Where would the sort of thinking that would make it illegal for poor people to carry cash come from? Well, let’s take a look at a Republican strategy meeting that too place at the conservative Hudson Institute to find out. There, National Review editor Kate O’Beirne suggested that the parents of children on school lunch programs were “child abusers”, because they can not afford a meal. “What poor excuse for a parent can not put together a bowl of cereal and a banana?” as she puts it. She argues that despite the fact that more and more families across the nation are finding it difficult to make ends meet (due to conservative economic policies), that there is no national solution to the problem because it is not “in Washington’s interests” to solve the crisis of child poverty. Perhaps that is because for her, national interests are solely geared toward tax cuts for the wealthy and wars abroad to fight over resources.
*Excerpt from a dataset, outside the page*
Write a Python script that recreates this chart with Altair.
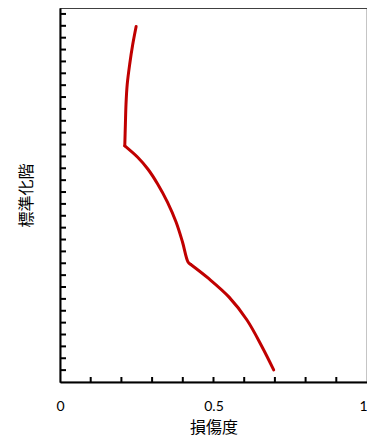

Another panelist at this hearing said that safety in schools could not be guaranteed because, despite the national scope of the problem, it should not fall under the purview of the federal government. Yes, he essentially makes those two very statements one right after the other. That is the sort of callous bastard that is driving the economic and educational policy of the Republican Party right now.
Some good news…
Luckily, the press is beginning to ask some pointed questions, because Republican Party policies are currently being driven by their corporate benefactors who believe that the sole reason for the existence of the government is to load their own coffers. That is precisely why Republicans would begrudge the poor of any money to spend and why they believe that school lunch programs as a waste of money, despite the fact that they have been shown to improve student performance and help to increase upward mobility in society. There is a way to prevent corporations from holding such a grip on the political process that the process would realign itself to work against the interests of citizens.
Minnesota Democrats have introduced bills in the House and the Senate to rectify the problem. The bills, S.F. 683 and H.F. 914 would amend the Minnesota Constitution to define “person” to mean a “natural person”.
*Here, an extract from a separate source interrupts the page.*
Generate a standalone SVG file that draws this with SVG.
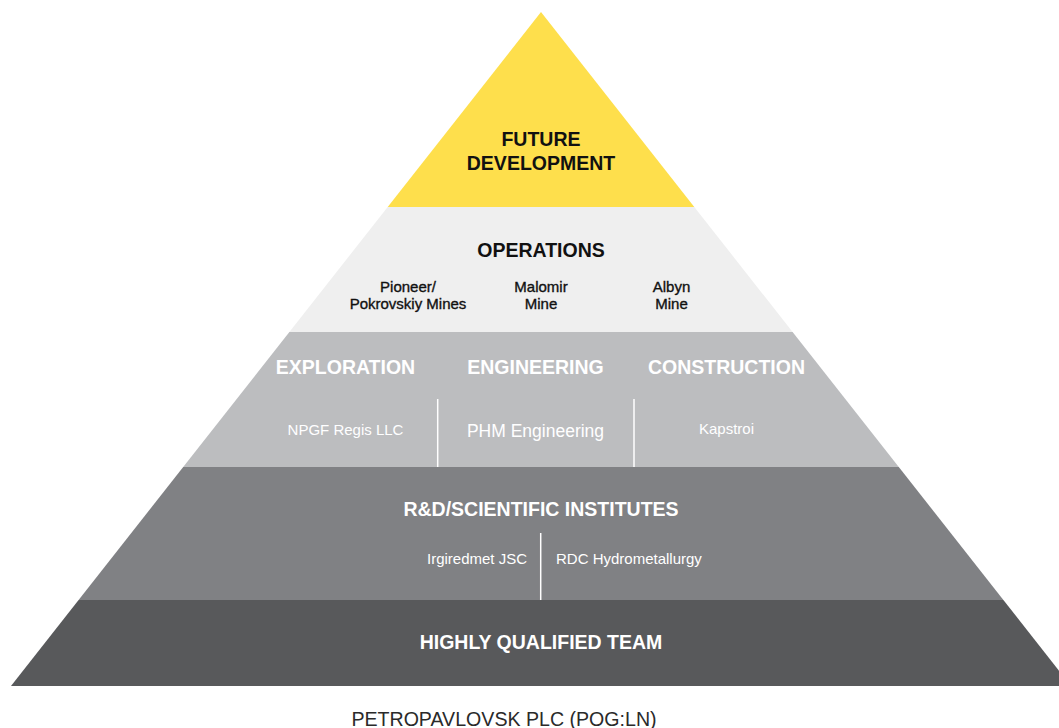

The distinction between “person” and “natural person” is vitally important. British common law has always made a distinction between “natural persons” (meaning people) and “artificial persons” (meaning organizations like churchs, businesses, etc.). Well, the Citizens United decision effectively eliminated the many of those distinctions by allowing corporations to spend an unlimited amount of money on elections. And they did. Now we can see how that has effected the political process. We now have people cutting back on schools so that big companies – already earning record profits – can earn more in tax breaks.
Minnesota is no different in this regard than other parts of the country. A recent article by the Star Tribune highlights the largest lobbying efforts in Saint Paul for 2010. More than $3 million in big business lobbying expenses arose that year and $1.8 million (60%) was due to the Minnesota Chamber of Commerce alone. Big business is trying to buy the political process.
So be sure to contact your Minnesota State Senators and House Representatives to give support to S.F. 683 and H.F. 914 in order to help the constitutional amendments to come to fruition. You had better believe that they will meet with strong resistance from the Republicans who currently hold majorities in the House and Senate.